WORK INSTRUCTIONS => Copy out the data below as written; omit any images.

SOURCE DATA =>
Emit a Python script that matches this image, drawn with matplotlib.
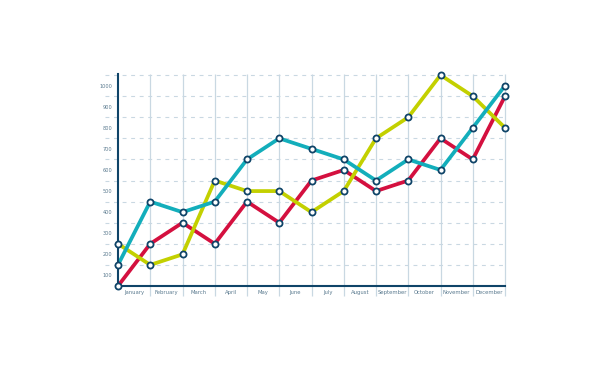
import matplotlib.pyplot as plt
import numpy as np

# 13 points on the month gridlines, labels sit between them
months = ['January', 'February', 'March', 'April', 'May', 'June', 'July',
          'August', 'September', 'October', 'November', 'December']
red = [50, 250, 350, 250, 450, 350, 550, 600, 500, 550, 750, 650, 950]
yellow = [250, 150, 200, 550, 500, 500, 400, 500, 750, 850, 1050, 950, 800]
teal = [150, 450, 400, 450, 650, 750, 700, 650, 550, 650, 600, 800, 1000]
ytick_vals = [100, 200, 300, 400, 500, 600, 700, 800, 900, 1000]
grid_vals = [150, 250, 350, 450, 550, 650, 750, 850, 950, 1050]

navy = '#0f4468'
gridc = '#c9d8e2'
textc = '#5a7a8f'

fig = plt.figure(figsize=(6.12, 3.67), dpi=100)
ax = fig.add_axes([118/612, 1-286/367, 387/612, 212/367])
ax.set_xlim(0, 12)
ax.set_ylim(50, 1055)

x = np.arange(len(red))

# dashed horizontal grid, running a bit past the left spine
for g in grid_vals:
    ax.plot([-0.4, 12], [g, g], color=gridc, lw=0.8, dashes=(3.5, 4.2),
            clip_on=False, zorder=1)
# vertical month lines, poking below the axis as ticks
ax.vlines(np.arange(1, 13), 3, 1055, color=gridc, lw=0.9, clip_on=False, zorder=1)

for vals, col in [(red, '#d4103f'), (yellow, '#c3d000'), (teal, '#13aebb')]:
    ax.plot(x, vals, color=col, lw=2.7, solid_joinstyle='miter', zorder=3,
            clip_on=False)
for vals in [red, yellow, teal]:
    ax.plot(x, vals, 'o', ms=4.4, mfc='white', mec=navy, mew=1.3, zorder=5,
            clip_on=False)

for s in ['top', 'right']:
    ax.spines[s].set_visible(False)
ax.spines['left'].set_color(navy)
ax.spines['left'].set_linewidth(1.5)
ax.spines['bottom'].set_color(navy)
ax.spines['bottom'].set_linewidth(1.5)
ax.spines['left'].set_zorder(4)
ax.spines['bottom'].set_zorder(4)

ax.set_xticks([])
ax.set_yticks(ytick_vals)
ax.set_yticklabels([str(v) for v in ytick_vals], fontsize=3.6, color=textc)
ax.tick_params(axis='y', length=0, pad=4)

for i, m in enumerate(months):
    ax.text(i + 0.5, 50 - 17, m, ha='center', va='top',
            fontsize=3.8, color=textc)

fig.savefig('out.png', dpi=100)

RIGHT ANSWER =>
Emit a Python script that matches this image, drawn with matplotlib.
import matplotlib.pyplot as plt
import numpy as np

# 13 points on the month gridlines, labels sit between them
months = ['January', 'February', 'March', 'April', 'May', 'June', 'July',
          'August', 'September', 'October', 'November', 'December']
red = [50, 250, 350, 250, 450, 350, 550, 600, 500, 550, 750, 650, 950]
yellow = [250, 150, 200, 550, 500, 500, 400, 500, 750, 850, 1050, 950, 800]
teal = [150, 450, 400, 450, 650, 750, 700, 650, 550, 650, 600, 800, 1000]
ytick_vals = [100, 200, 300, 400, 500, 600, 700, 800, 900, 1000]
grid_vals = [150, 250, 350, 450, 550, 650, 750, 850, 950, 1050]

navy = '#0f4468'
gridc = '#c9d8e2'
textc = '#5a7a8f'

fig = plt.figure(figsize=(6.12, 3.67), dpi=100)
ax = fig.add_axes([118/612, 1-286/367, 387/612, 212/367])
ax.set_xlim(0, 12)
ax.set_ylim(50, 1055)

x = np.arange(len(red))

# dashed horizontal grid, running a bit past the left spine
for g in grid_vals:
    ax.plot([-0.4, 12], [g, g], color=gridc, lw=0.8, dashes=(3.5, 4.2),
            clip_on=False, zorder=1)
# vertical month lines, poking below the axis as ticks
ax.vlines(np.arange(1, 13), 3, 1055, color=gridc, lw=0.9, clip_on=False, zorder=1)

for vals, col in [(red, '#d4103f'), (yellow, '#c3d000'), (teal, '#13aebb')]:
    ax.plot(x, vals, color=col, lw=2.7, solid_joinstyle='miter', zorder=3,
            clip_on=False)
for vals in [red, yellow, teal]:
    ax.plot(x, vals, 'o', ms=4.4, mfc='white', mec=navy, mew=1.3, zorder=5,
            clip_on=False)

for s in ['top', 'right']:
    ax.spines[s].set_visible(False)
ax.spines['left'].set_color(navy)
ax.spines['left'].set_linewidth(1.5)
ax.spines['bottom'].set_color(navy)
ax.spines['bottom'].set_linewidth(1.5)
ax.spines['left'].set_zorder(4)
ax.spines['bottom'].set_zorder(4)

ax.set_xticks([])
ax.set_yticks(ytick_vals)
ax.set_yticklabels([str(v) for v in ytick_vals], fontsize=3.6, color=textc)
ax.tick_params(axis='y', length=0, pad=4)

for i, m in enumerate(months):
    ax.text(i + 0.5, 50 - 17, m, ha='center', va='top',
            fontsize=3.8, color=textc)

fig.savefig('out.png', dpi=100)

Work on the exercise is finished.